### Listed entries

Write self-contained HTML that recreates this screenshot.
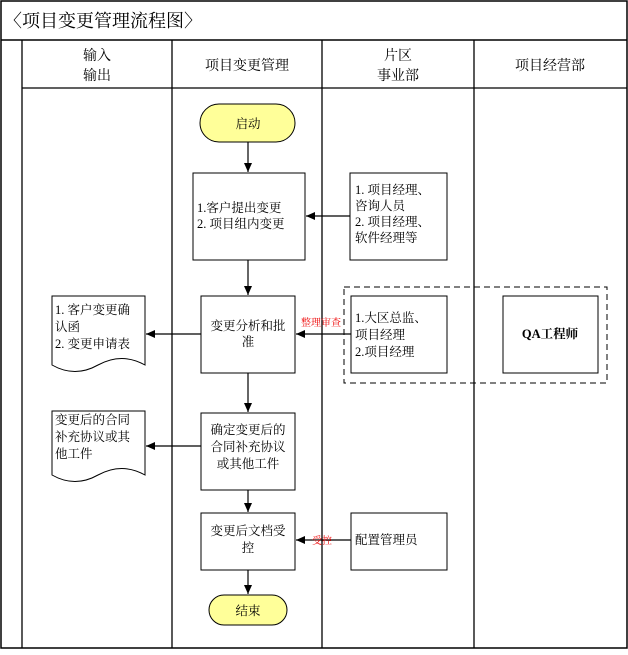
<!DOCTYPE html>
<html><head><meta charset="utf-8"><style>
body{margin:0;background:#fff}
svg text{font-family:"Liberation Serif","Noto Serif CJK SC",serif;font-size:12.5px;fill:#000}
</style></head><body>
<svg width="628" height="650" viewBox="0 0 628 650" xmlns="http://www.w3.org/2000/svg">
<defs><marker id="a" markerWidth="10" markerHeight="10" refX="9" refY="5" orient="auto" markerUnits="userSpaceOnUse"><path d="M0,1 L9,5 L0,9 Z" fill="#000"/></marker></defs>
<rect x="1" y="1" width="626" height="647" fill="none" stroke="#000" stroke-width="1.5"/>
<line x1="1" y1="40" x2="627" y2="40" stroke="#000" stroke-width="1.5"/>
<text x="4" y="27" style="font-size:18px">〈项目变更管理流程图〉</text>
<g stroke="#000" stroke-width="1.3" fill="none">
<line x1="22" y1="40" x2="22" y2="648"/>
<line x1="172" y1="40" x2="172" y2="648"/>
<line x1="322" y1="40" x2="322" y2="648"/>
<line x1="474" y1="40" x2="474" y2="648"/>
<line x1="22" y1="88" x2="627" y2="88"/>
</g>
<g text-anchor="middle" style="font-size:14px">
<text x="97" y="60" style="font-size:14px">输入</text><text x="97" y="80" style="font-size:14px">输出</text>
<text x="247" y="70" style="font-size:14px">项目变更管理</text>
<text x="398" y="60" style="font-size:14px">片区</text><text x="398" y="80" style="font-size:14px">事业部</text>
<text x="550" y="70" style="font-size:14px">项目经营部</text>
</g>
<g stroke="#000" stroke-width="1" fill="#fff">
<rect x="200" y="104" width="95" height="38" rx="19" fill="#ffff99"/>
<rect x="193" y="173" width="112" height="87"/>
<rect x="350" y="173" width="97" height="87"/>
<rect x="344" y="287" width="263" height="96" fill="none" stroke-dasharray="6,4"/>
<rect x="201" y="296" width="94" height="77"/>
<rect x="351" y="296" width="96" height="77"/>
<rect x="503" y="296" width="95" height="77"/>
<path d="M52,296 H145 V365 Q122,352 98,365 Q75,378 52,365 Z"/>
<path d="M52,411 H145 V475 Q122,462 98,475 Q75,488 52,475 Z"/>
<rect x="201" y="413" width="94" height="77"/>
<rect x="201" y="513" width="94" height="57"/>
<rect x="351" y="513" width="96" height="57"/>
<rect x="209" y="595" width="78" height="30" rx="15" fill="#ffff99"/>
</g>
<g stroke="#000" stroke-width="1.2" fill="none" marker-end="url(#a)">
<line x1="248" y1="142" x2="248" y2="172"/>
<line x1="248" y1="260" x2="248" y2="295"/>
<line x1="248" y1="373" x2="248" y2="412"/>
<line x1="248" y1="490" x2="248" y2="512"/>
<line x1="248" y1="570" x2="248" y2="594"/>
<line x1="350" y1="216" x2="306" y2="216"/>
<line x1="351" y1="334" x2="296" y2="334"/>
<line x1="201" y1="334" x2="146" y2="334"/>
<line x1="201" y1="446" x2="146" y2="446"/>
<line x1="351" y1="540" x2="296" y2="540"/>
</g>
<text x="248" y="128" text-anchor="middle">启动</text>
<text x="197" y="212">1.客户提出变更</text><text x="197" y="228">2. 项目组内变更</text>
<text x="355" y="194">1. 项目经理、</text><text x="355" y="210">咨询人员</text><text x="355" y="226">2. 项目经理、</text><text x="355" y="242">软件经理等</text>
<text x="248" y="330" text-anchor="middle">变更分析和批</text><text x="248" y="346" text-anchor="middle">准</text>
<text x="301" y="326" style="font-size:10px;fill:#e00">整理审查</text>
<text x="355" y="322">1.大区总监、</text><text x="355" y="339">项目经理</text><text x="355" y="356">2.项目经理</text>
<text x="550" y="338" text-anchor="middle" style="font-weight:bold">QA工程师</text>
<text x="55" y="314">1. 客户变更确</text><text x="55" y="331">认函</text><text x="55" y="348">2. 变更申请表</text>
<text x="55" y="424">变更后的合同</text><text x="55" y="441">补充协议或其</text><text x="55" y="458">他工件</text>
<text x="248" y="434" text-anchor="middle">确定变更后的</text><text x="248" y="451" text-anchor="middle">合同补充协议</text><text x="248" y="468" text-anchor="middle">或其他工件</text>
<text x="248" y="535" text-anchor="middle">变更后文档受</text><text x="248" y="552" text-anchor="middle">控</text>
<text x="312" y="544" style="font-size:10px;fill:#e00">受控</text>
<text x="355" y="544">配置管理员</text>
<text x="248" y="615" text-anchor="middle">结束</text>
</svg>
</body></html>
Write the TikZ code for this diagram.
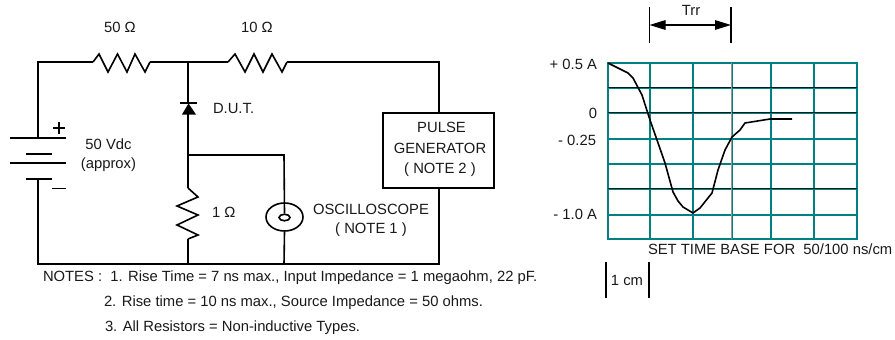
\documentclass[tikz,border=0pt]{standalone}
\usepackage{fontspec}
\setmainfont{Liberation Sans}
\usetikzlibrary{arrows.meta,shapes.geometric}
\definecolor{gridteal}{HTML}{008080}
\tikzset{
  wire/.style={line width=1.6pt,black,line join=miter},
  lbl/.style={inner sep=0pt,outer sep=0pt,font=\fontsize{14.8}{17}\selectfont,text=black!90},
  grid line/.style={line width=2.1pt,gridteal},
  grid dark/.style={line width=0.7pt,black!75!gridteal},
  grid pale/.style={line width=0.7pt,black!40},
  trace/.style={line width=1.6pt,black,line join=round},
  dimline/.style={line width=1.5pt,black},
  dimarrow/.style={line width=1.3pt,black,{Triangle[length=16pt,width=9.5pt]}-{Triangle[length=16pt,width=9.5pt]}},
}
\begin{document}
\begin{tikzpicture}[x=1pt,y=-1pt]
\useasboundingbox (0,0) rectangle (895,340);
% circuit corners
\coordinate (tl) at (38,62);
\coordinate (bl) at (38,264);
\coordinate (tj) at (188,62);
\coordinate (tr) at (439,62);
\coordinate (br) at (439,264);
\coordinate (bj) at (188,264);
\coordinate (bs) at (284,264);
\coordinate (mj) at (188,155);
\coordinate (ms) at (284,155);
\coordinate (b1) at (38,138);
\coordinate (b4) at (38,179);
\coordinate (d1) at (188,104);
\coordinate (d2) at (188,114);
\coordinate (r3a) at (188,188);
\coordinate (r3b) at (188,239);
\coordinate (r1a) at (93,62);
\coordinate (r1b) at (150,62);
\coordinate (r2a) at (228,62);
\coordinate (r2b) at (287,62);
% pulse generator
\node[draw,line width=1.6pt,minimum width=111pt,minimum height=75pt,inner sep=0pt] (pg) at (438.5,150.5) {};
\coordinate (pgt) at (439,113);
\coordinate (pgb) at (439,188);
% oscilloscope
\node[draw,line width=1.6pt,ellipse,minimum width=37pt,minimum height=28pt,inner sep=0pt] (osc) at (284.5,217) {};
\node[draw,line width=1.6pt,ellipse,minimum width=11pt,minimum height=6.5pt,inner sep=0pt] (osci) at (284.5,217.5) {};
% wiring
\draw[wire] (b1) -- (tl) -- (r1a);
\draw[wire] (r1a) -- (99,54) -- (108,72) -- (117.5,54) -- (127,72) -- (135,54) -- (145,72) -- (r1b);
\draw[wire] (r1b) -- (r2a);
\draw[wire] (r2a) -- (235,54) -- (245,72) -- (254,54) -- (263,72) -- (272,54) -- (282,72) -- (r2b);
\draw[wire] (r2b) -- (tr) -- (pgt);
\draw[wire] (pgb) -- (br) -- (bl) -- (b4);
\draw[wire] (tj) -- (d1);
\draw[wire] (d2) -- (mj) -- (r3a);
\draw[wire] (r3a) -- (198,197) -- (177,206) -- (198,215) -- (177,225) -- (198,235) -- (r3b);
\draw[wire] (r3b) -- (bj);
\draw[wire] (mj) -- (ms) -- (osci.north);
\draw[wire] (osc.south) -- (bs);
% battery
\draw[wire] (10,138) -- (66,138);
\draw[wire] (26,154) -- (52,154);
\draw[wire] (10,163) -- (66,163);
\draw[wire] (26,179) -- (52,179);
\draw[line width=1.9pt] (53,128) -- (65,128) (59,122) -- (59,134);
\draw[line width=1.7pt] (52,188.5) -- (66,188.5);
% diode
\draw[line width=1.7pt] (180,103) -- (197,103);
\fill[black] (188.5,103.5) -- (196,114.5) -- (182,114.5) -- cycle;
% grid
\foreach \gx in {608,650,693,732,771,814,857} \draw[grid line] (\gx,62.5) -- (\gx,239.5);
\foreach \gy in {63,88,113,139,189,215,239} \draw[grid line] (607,\gy) -- (858,\gy);
\draw[grid line,line width=2.8pt] (607,164) -- (858,164);
\foreach \gy in {87.7,112.7,188.7} \draw[grid dark] (608,\gy) -- (857,\gy);
\draw[grid pale] (731.2,63) -- (731.2,239);
% trace
\draw[trace] (608,63) -- (628,73) -- (633,78) -- (642,95) -- (650,120) -- (657,140) -- (665,163) -- (673,192) -- (678,201) -- (683,207) -- (693,213) -- (700,208) -- (712,193) -- (718,170) -- (725,150) -- (732,137) -- (740,130) -- (745,123) -- (770,119) -- (792,119);
% Trr dimension
\coordinate (tra) at (649.5,7);
\coordinate (trb) at (649.5,43);
\coordinate (tsa) at (731,7);
\coordinate (tsb) at (731,43);
\coordinate (tma) at (649.5,25);
\coordinate (tmb) at (731,25);
\draw[dimline] (tra) -- (trb);
\draw[dimline] (tsa) -- (tsb);
\draw[dimarrow] (tma) -- (tmb);
% 1 cm bars
\draw[dimline] (606,262) -- (606,298);
\draw[dimline] (649,262) -- (649,298);
% labels
\node[lbl] (l50) at (120,27) {50 Ω};
\node[lbl] (l10) at (257,27) {10 Ω};
\node[lbl,anchor=west] (ldut) at (213,108) {D.U.T.};
\node[lbl] (lv) at (108.5,144) {50 Vdc};
\node[lbl] (lap) at (108.5,165) {(approx)};
\node[lbl,anchor=west] (l1) at (212,212) {1 Ω};
\node[lbl] (pg1) at (441.5,127) {PULSE};
\node[lbl] (pg2) at (440,148) {GENERATOR};
\node[lbl] (pg3) at (440,170) {( NOTE 2 )};
\node[lbl] (os1) at (371,209) {OSCILLOSCOPE};
\node[lbl] (os2) at (371,230) {( NOTE 1 )};
\node[lbl,anchor=west] (n1) at (43,278) {NOTES :\ \ 1. Rise Time = 7 ns max., Input Impedance = 1 megaohm, 22 pF.};
\node[lbl,anchor=west] (n2) at (104,303) {2. Rise time = 10 ns max., Source Impedance = 50 ohms.};
\node[lbl,anchor=west] (n3) at (105,328) {3. All Resistors = Non-inductive Types.};
\node[lbl] (ltrr) at (691,10) {Trr};
\node[lbl,anchor=east] (y1) at (597,64) {+ 0.5 A};
\node[lbl,anchor=east] (y2) at (597,113) {0};
\node[lbl,anchor=east] (y3) at (596,140) {- 0.25};
\node[lbl,anchor=east] (y4) at (597,214) {- 1.0 A};
\node[lbl,anchor=west] (lset) at (648,249) {SET TIME BASE FOR\ \ 50/100 ns/cm};
\node[lbl] (lcm) at (627,280) {1 cm};
\end{tikzpicture}
\end{document}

### Job
Copy out each line in the preceding records that contains "this".

### Result
Write self-contained HTML that recreates this screenshot.
Write the TikZ code for this diagram.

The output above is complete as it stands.